There is retail space up the road at Vistana that has been vacant for 10 years, and has literally never been occupied, despite a ton of foot traffic and activity from market square and Santa Rosa nearby. The Vistana restaurant space that faces Houston St has had at least 3 tenants open and close in the last 10 years, and these are spaces with lots more traffic than there is on Flores at Encore.

Look at the retail a block up next to the courthouse: a non-brand convenience store, a mom and pop restaurant, a little law office space. There is tons of traffic right there and they can’t even get a Subway or Starbucks to look at them (though as that site is redeveloped, we may see more).

What retailer are you imagining will go in Encore? Everyone wants a hip little coffee/juice bar (but local, not a chain!) that charges $2/drink instead of $5/drink and allows people to sit and have free WiFi and free community yoga all day. Guess what? I’d like that too. But that’s a unicorn.

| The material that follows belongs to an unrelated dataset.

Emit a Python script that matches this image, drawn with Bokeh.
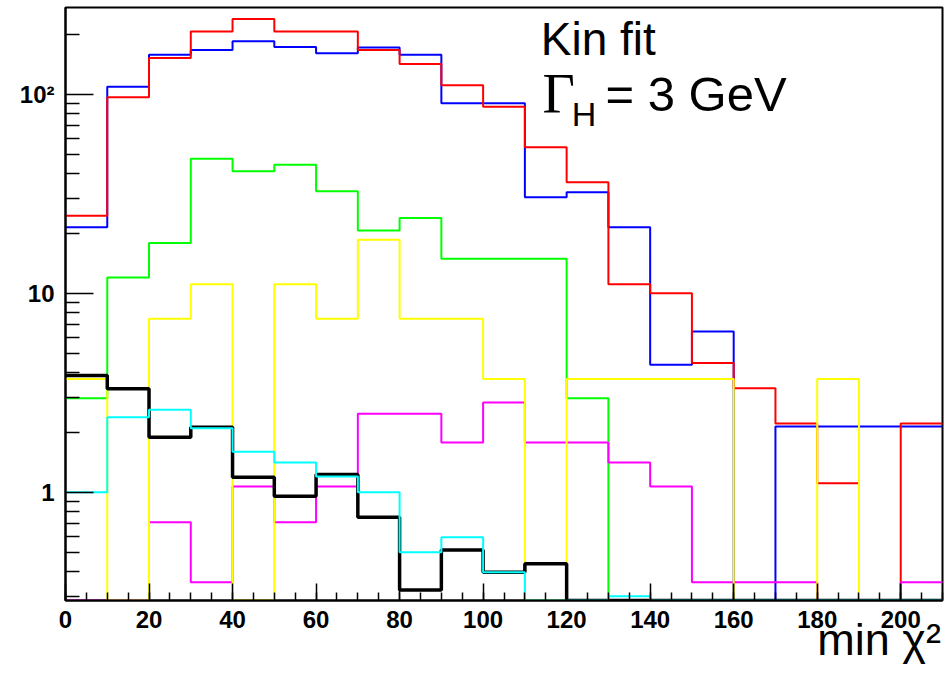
from bokeh.plotting import figure
from bokeh.models import Range1d, FixedTicker, Label
from bokeh.embed import file_html
from bokeh.resources import INLINE

# bin edges of min chi2 (width 10)
edges = list(range(0, 211, 10))

red = [24.5, 96.6, 152, 207, 239, 207, 207, 167, 142, 111, 86.7, 54.2, 36.1,
       11.1, 10.0, 4.47, 3.33, 2.22, 1.11, 0, 2.22]
blue = [21.5, 109, 158, 167, 185, 173, 161, 172, 158, 90.1, 90.1, 30.4, 32.2,
        21.5, 4.37, 6.42, 0, 2.14, 2.14, 2.14, 2.14]
green = [2.97, 12.0, 17.9, 47.5, 41.0, 44.2, 32.6, 20.7, 23.9, 14.9, 14.9, 14.9,
         2.97, 0, 0, 0, 0, 0, 0, 0, 0]
yellow = [3.71, 0, 7.44, 11.1, 0, 11.1, 7.44, 18.6, 7.44, 7.44, 3.71, 0, 3.71,
          3.71, 3.71, 3.71, 0, 0, 3.71, 0, 0]
magenta = [0, 0, 0.707, 0.353, 1.07, 0.707, 1.07, 2.48, 2.48, 1.78, 2.83, 1.78,
           1.78, 1.41, 1.07, 0.353, 0.353, 0.353, 0, 0, 0.353]
black = [3.86, 3.31, 1.89, 2.12, 1.19, 0.955, 1.23, 0.749, 0.323, 0.513, 0.396,
         0.437, 0, 0, 0, 0, 0, 0, 0, 0, 0]
cyan = [1.0, 2.38, 2.60, 2.10, 1.60, 1.41, 1.20, 1.0, 0.50, 0.594, 0.396, 0, 0,
        0.30, 0, 0, 0, 0, 0, 0, 0]

x_major = list(range(0, 201, 20))
y_major = [1, 10, 100]
y_labels = {1: "1", 10: "10", 100: "10\u00b2"}
x_title = "min \u03c7\u00b2"

YMIN, YMAX = 0.286, 273.0

p = figure(width=945, height=672, x_range=Range1d(0, 210),
           y_range=Range1d(YMIN, YMAX), y_axis_type="log",
           output_backend="svg", toolbar_location=None,
           min_border_left=65, min_border_right=3, min_border_top=7,
           min_border_bottom=72)
p.xgrid.visible = False
p.ygrid.visible = False
p.outline_line_color = "black"
p.outline_line_width = 2
p.background_fill_color = "white"
p.border_fill_color = "white"

series = [(blue, "#0000FF", 2), (red, "#FF0000", 2), (green, "#00FF00", 2),
          (magenta, "#FF00FF", 2), (yellow, "#FFFF00", 2), (black, "black", 3.5),
          (cyan, "#00FFFF", 2)]
for vals, col, lw in series:
    ys = [max(v, YMIN) for v in vals]
    p.step(x=edges, y=ys + [ys[-1]], mode="after", line_color=col, line_width=lw)

# axes
minor_y = []
for dec in [0.1, 1, 10, 100]:
    for m in range(2, 10):
        v = m * dec
        if YMIN <= v <= YMAX:
            minor_y.append(v)
p.xaxis.ticker = FixedTicker(ticks=x_major, minor_ticks=list(range(0, 211, 5)))
p.yaxis.ticker = FixedTicker(ticks=y_major, minor_ticks=minor_y)
p.yaxis.major_label_overrides = y_labels

for ax in (p.xaxis, p.yaxis):
    ax.axis_line_color = "black"
    ax.axis_line_width = 2
    ax.major_tick_out = 0
    ax.minor_tick_out = 0
    ax.major_tick_line_color = "black"
    ax.minor_tick_line_color = "black"
    ax.major_tick_line_width = 1.5
    ax.minor_tick_line_width = 1.5
    ax.major_label_text_font = "Liberation Sans"
    ax.major_label_text_font_style = "bold"
    ax.major_label_text_font_size = "24px"
    ax.major_label_text_color = "black"
p.xaxis.major_tick_in = 17
p.xaxis.minor_tick_in = 8
p.yaxis.major_tick_in = 28
p.yaxis.minor_tick_in = 14
p.xaxis.major_label_standoff = 10
p.yaxis.major_label_standoff = 11

# axis title pushed to the right end of the axis: the centred label is
# padded on its left with no-break spaces
p.xaxis.axis_label = "\u00a0" * 60 + x_title
p.xaxis.axis_label_align = "center"
p.xaxis.axis_label_standoff = -17
p.xaxis.axis_label_text_font = "Liberation Sans"
p.xaxis.axis_label_text_font_style = "normal"
p.xaxis.axis_label_text_font_size = "45px"
p.xaxis.axis_label_text_color = "black"

# texts
def lab(x, y, t, size, font="Liberation Sans", style="normal"):
    p.add_layout(Label(x=x, y=y, text=t, text_font=font, text_font_size=size,
                       text_font_style=style, text_color="black",
                       text_baseline="alphabetic", text_align="left"))

lab(113.8, 190.5, "Kin fit", "46px")
lab(114.2, 100.8, "\u0393", "56px", font="Liberation Serif")
lab(121.2, 80.0, "H", "34px")
lab(129.3, 100.0, "= 3 GeV", "49px")

open("out.html", "w").write(file_html(p, INLINE))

So I can agree with you that it would be great to have a city with density that can support tons of street retail, and still understand that we don’t, and why it doesn’t make sense in this location.

I feel like we’ve had this conversation before, so sorry if I’m repeating myself.
Thank you for the professional opinion.

A non-brand convenience store, a mom and pop restaurant, a little law office space is perfect (in theory... I don't know those specific places you're talking about). I'd rather have a mom and pop restaurant than another Starbucks... their coffee tastes burnt and skunky anyway IMO.

Question: If a residential is built for ground floor apartments, how difficult is it to convert to retail years later? What about plumbing for a restaurant with a kitchen, restrooms, etc? What about getting the necessary zoning changes?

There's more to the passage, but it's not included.